Australia's lithium concentrate (spodumene) exports were only marginally higher in the first half of 2025 against a year earlier despite new contribution from Australian lithium producer Liontown Resources.
Spodumene exports edged up to about 1.98mn t in the first half of the year, up by 2.8pc on the year, according to Australian Bureau of Statistics data supplied through trade data platform Global Trade Tracker.
Almost 94pc of Australian spodumene exports, or around 1.86mn t, went to China, up by 2pc on the year.
This was followed by Indonesia with 66,678t imported in the first half of 2025, up from 25,098t in the same period a year earlier. Indonesia replaced South Korea as the second-largest importer of Australian spodumene. Chinese lithium salts producer Chengxin Lithium in June 2024 started pilot production at its 60,000 t/yr lithium plant in Indonesia that extracts lithium from hard rock ore.
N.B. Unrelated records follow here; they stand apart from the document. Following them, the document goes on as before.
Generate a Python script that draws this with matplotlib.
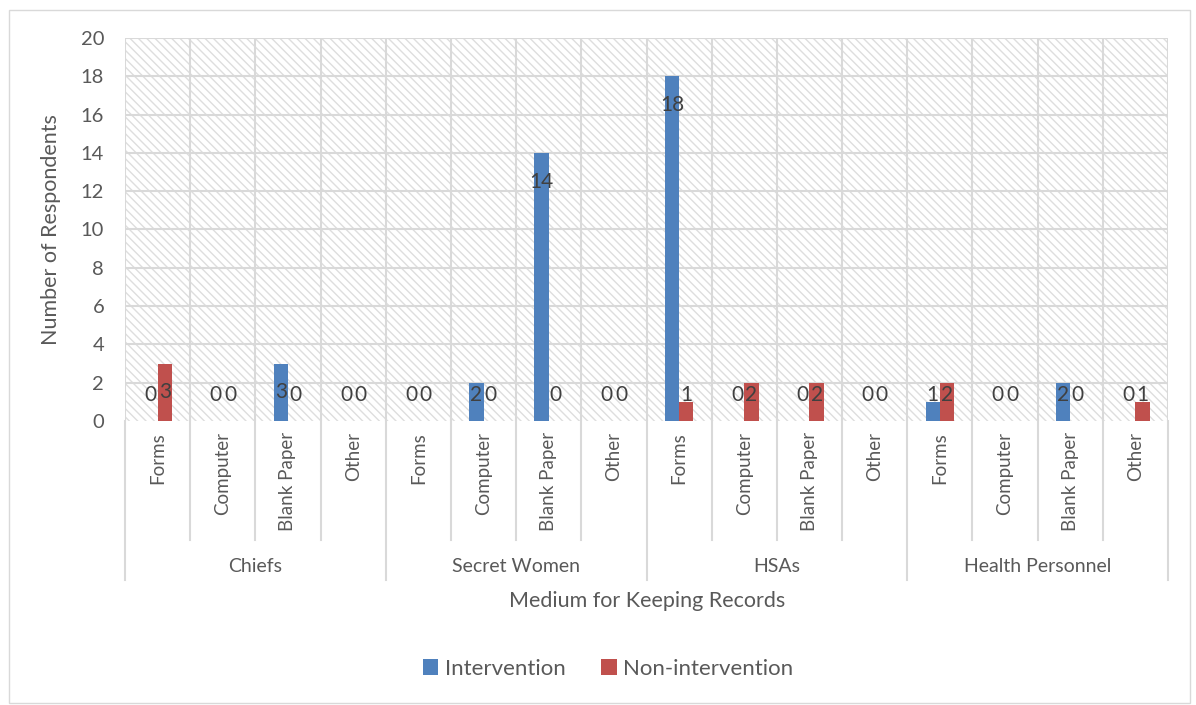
import numpy as np
import matplotlib
matplotlib.use("Agg")
import matplotlib.pyplot as plt
from matplotlib.patches import Rectangle
from matplotlib.transforms import blended_transform_factory

# Record-keeping media per respondent group
groups = ["Chiefs", "Secret Women", "HSAs", "Health Personnel"]
media = ["Forms", "Computer", "Blank Paper", "Other"]
intervention = [0, 0, 3, 0,
                0, 2, 14, 0,
                18, 0, 0, 0,
                1, 0, 2, 0]
non_intervention = [3, 0, 0, 0,
                    0, 0, 0, 0,
                    1, 2, 2, 0,
                    2, 0, 0, 1]
y_ticks = [0, 2, 4, 6, 8, 10, 12, 14, 16, 18, 20]

BLUE = "#4F81BD"
RED = "#C0504D"
TEXT = "#595959"
GRID = "#D9D9D9"

plt.rcParams["font.family"] = ["Lato", "DejaVu Sans"]
plt.rcParams["hatch.linewidth"] = 1.0

fig = plt.figure(figsize=(11.96, 7.05), dpi=100)
ax = fig.add_axes([125 / 1196, 1 - 421 / 705, (1168 - 125) / 1196, (421 - 38) / 705])

n = len(intervention)
x = np.arange(n)
w = 0.22

# hatched plot-area background
ax.add_patch(Rectangle((0, 0), 1, 1, transform=ax.transAxes, facecolor="white",
                       edgecolor="#DEDEDE", hatch="\\\\\\\\", lw=0, zorder=0))

ax.set_xlim(-0.5, n - 0.5)
ax.set_ylim(0, 20)
ax.set_yticks(y_ticks)
for yv in y_ticks[1:]:
    ax.axhline(yv, color=GRID, lw=1.5, zorder=1)
for xv in np.arange(-0.5, n, 1.0):
    ax.axvline(xv, color=GRID, lw=1.5, zorder=1)

ax.bar(x - w / 2, intervention, width=w, color=BLUE, zorder=3, label="Intervention")
ax.bar(x + w / 2, non_intervention, width=w, color=RED, zorder=3, label="Non-intervention")

# value labels near the top of each bar, kept clear of the baseline
for xi, v in zip(x - w / 2, intervention):
    ax.text(xi, max(v - 1.5, 1.36), str(v), ha="center", va="center",
            fontsize=15, color="#404040", zorder=4)
for xi, v in zip(x + w / 2, non_intervention):
    ax.text(xi, max(v - 1.5, 1.36), str(v), ha="center", va="center",
            fontsize=15, color="#404040", zorder=4)

for s in ax.spines.values():
    s.set_visible(False)
ax.tick_params(axis="y", length=0, labelsize=14.5, labelcolor=TEXT, pad=15)
ax.set_xticks([])

# two-level category axis
tr = blended_transform_factory(ax.transData, ax.transAxes)
ax_h = 421 - 38
y_sub = -(540 - 421) / ax_h
y_grp = -(580 - 421) / ax_h
for i in range(n):
    ax.text(i, -(432 - 421) / ax_h, media[i % 4], rotation=90, ha="center", va="top",
            fontsize=13.5, color=TEXT, transform=tr)
for k in range(n + 1):
    xb = k - 0.5
    y_end = y_grp if k % 4 == 0 else y_sub
    ax.plot([xb, xb], [0, y_end], color=GRID, lw=1.5, transform=tr, clip_on=False)
for g, name in enumerate(groups):
    ax.text(g * 4 + 1.5, -(567 - 421) / ax_h, name, ha="center", va="center",
            fontsize=14, color=TEXT, transform=tr)

ax.set_ylabel("Number of Respondents", fontsize=15.5, color=TEXT, labelpad=14)
fig.text(647 / 1196, 1 - 601 / 705, "Medium for Keeping Records", ha="center",
         va="center", fontsize=15.5, color=TEXT)

fig.legend(loc="center", bbox_to_anchor=(608 / 1196, 1 - 669 / 705), ncol=2,
           frameon=False, fontsize=16, labelcolor=TEXT, handlelength=0.7,
           handleheight=0.7, handletextpad=0.3, columnspacing=1.6)

# chart border
fig.add_artist(Rectangle((9 / 1196, 2 / 705), 1181 / 1196, 693 / 705,
                         transform=fig.transFigure, fill=False, edgecolor=GRID, lw=1))

fig.savefig("out.png", dpi=100)
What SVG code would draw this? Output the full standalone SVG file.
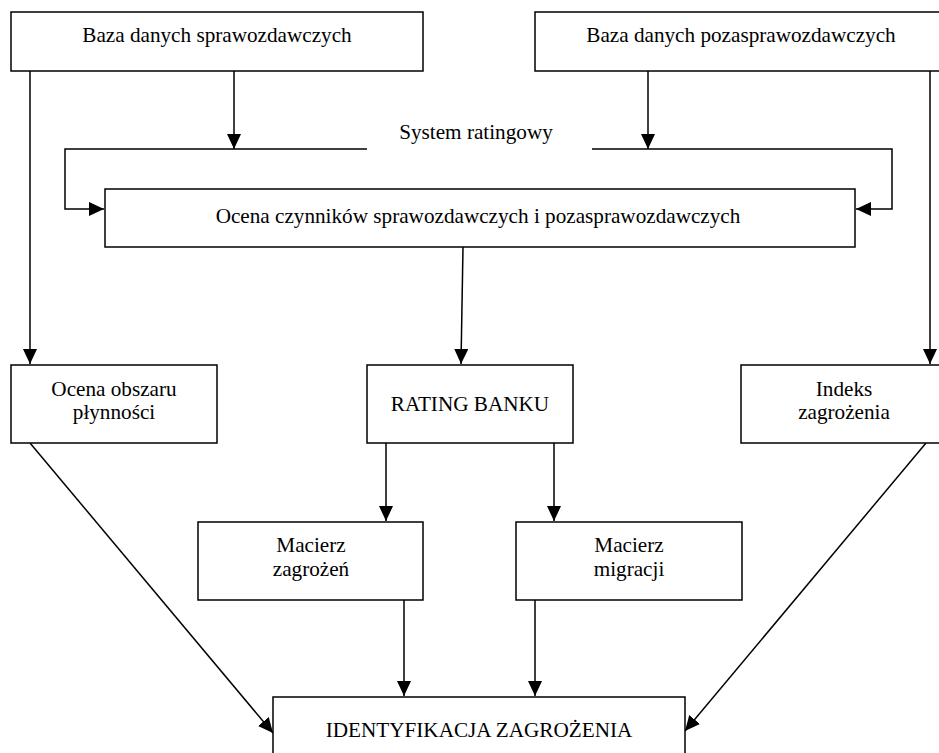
<svg xmlns="http://www.w3.org/2000/svg" width="939" height="753" viewBox="0 0 939 753">
<style>
.box{fill:#fff;stroke:#000;stroke-width:1.5}
.t{font-family:"Liberation Serif","Times New Roman",serif;font-size:21.2px;fill:#000;text-anchor:middle}
.c{fill:none;stroke:#000;stroke-width:1.5}
</style>
<defs>
<marker id="ah" markerUnits="userSpaceOnUse" markerWidth="15" markerHeight="14" refX="15" refY="7" orient="auto">
<path d="M0,0 L15,7 L0,14 z" fill="#000"/>
</marker>
</defs>
<rect width="939" height="753" fill="#fff"/>
<g id="connectors">
<path class="c" d="M30,71 V364" marker-end="url(#ah)"/>
<path class="c" d="M234,71 V149" marker-end="url(#ah)"/>
<path class="c" d="M648,71 V149" marker-end="url(#ah)"/>
<path class="c" d="M930,71 V364" marker-end="url(#ah)"/>
<path class="c" d="M367,149 H65 V209 H104" marker-end="url(#ah)"/>
<path class="c" d="M592,149 H892 V209 H856" marker-end="url(#ah)"/>
<path class="c" d="M463,247 L461,364" marker-end="url(#ah)"/>
<path class="c" d="M386,443 V521" marker-end="url(#ah)"/>
<path class="c" d="M554,443 V521" marker-end="url(#ah)"/>
<path class="c" d="M404,600 V696" marker-end="url(#ah)"/>
<path class="c" d="M535,600 V696" marker-end="url(#ah)"/>
<path class="c" d="M30,443 L273,733" marker-end="url(#ah)"/>
<path class="c" d="M926,443 L685,731" marker-end="url(#ah)"/>
</g>
<g id="baza-spraw">
<rect class="box" x="11" y="12" width="412" height="59"/>
<text class="t" x="217" y="42">Baza danych sprawozdawczych</text>
</g>
<g id="baza-pozaspraw">
<rect class="box" x="535" y="12" width="412" height="59"/>
<text class="t" x="741" y="42">Baza danych pozasprawozdawczych</text>
</g>
<g id="system-ratingowy">
<text class="t" x="476" y="139">System ratingowy</text>
</g>
<g id="ocena-czynnikow">
<rect class="box" x="105" y="189" width="750" height="58"/>
<text class="t" x="478" y="223">Ocena czynników sprawozdawczych i pozasprawozdawczych</text>
</g>
<g id="ocena-obszaru">
<rect class="box" x="11" y="365" width="206" height="78"/>
<text class="t" x="114" y="396">Ocena obszaru</text>
<text class="t" x="114" y="419">płynności</text>
</g>
<g id="rating-banku">
<rect class="box" x="367" y="365" width="206" height="78"/>
<text class="t" x="470" y="411">RATING BANKU</text>
</g>
<g id="indeks">
<rect class="box" x="741" y="365" width="206" height="78"/>
<text class="t" x="844" y="396">Indeks</text>
<text class="t" x="844" y="419">zagrożenia</text>
</g>
<g id="macierz-zagrozen">
<rect class="box" x="198" y="522" width="225" height="78"/>
<text class="t" x="311" y="552">Macierz</text>
<text class="t" x="311" y="576">zagrożeń</text>
</g>
<g id="macierz-migracji">
<rect class="box" x="516" y="522" width="226" height="78"/>
<text class="t" x="629" y="552">Macierz</text>
<text class="t" x="629" y="576">migracji</text>
</g>
<g id="identyfikacja">
<rect class="box" x="273" y="697" width="412" height="70"/>
<text class="t" x="479" y="737">IDENTYFIKACJA ZAGROŻENIA</text>
</g>
</svg>
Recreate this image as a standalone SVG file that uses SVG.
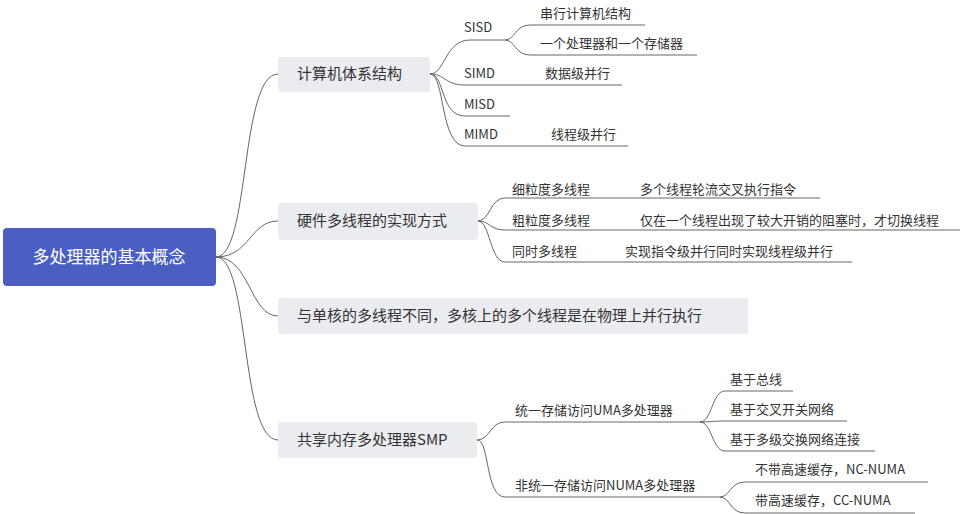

Exports to South Korea fell by 33pc on the year to 46,816t. South Korean conglomerate Posco in 2024 completed its lithium hydroxide facility — a joint venture with Australian lithium producer Pilbara — and is currently ramping up the two trains at the site. But Posco does not plan to run the facility at full capacity unless it receives more orders because this will generate more losses given the weak lithium market, it said in the week to 3 August.
Liontown produced 294,521t of spodumene concentrate with an average grade of 5.2pc in July 2024-June 2025, its first production year. Its production in the first half of 2025 was below its guidance because of lower-than-expected lithium recovery, it said.
Australian mining group IGO — which runs the Greenbushes mine alongside major Chinese firm Tianqi Lithium and US-based producer Albemarle — and Pilbara raised production in the July 2024-June 2025 financial year. But Australian metal producer Mineral Resources (MinRes) lowered spodumene output in the same period because it placed its Bald Hill site into care and maintenance in late 2024. Pilbara and MinRes' average realised spodumene prices fell in the latest financial year, while Liontown's prices declined on the quarter in April-June.
Argus-assessed prices for 6pc grade lithium concentrate (spodumene) fell to $740-800/t cif China on 5 August from $760-820/t on 31 July, given pressure from falling lithium carbonate prices and renewed pessimism in the market about oversupply.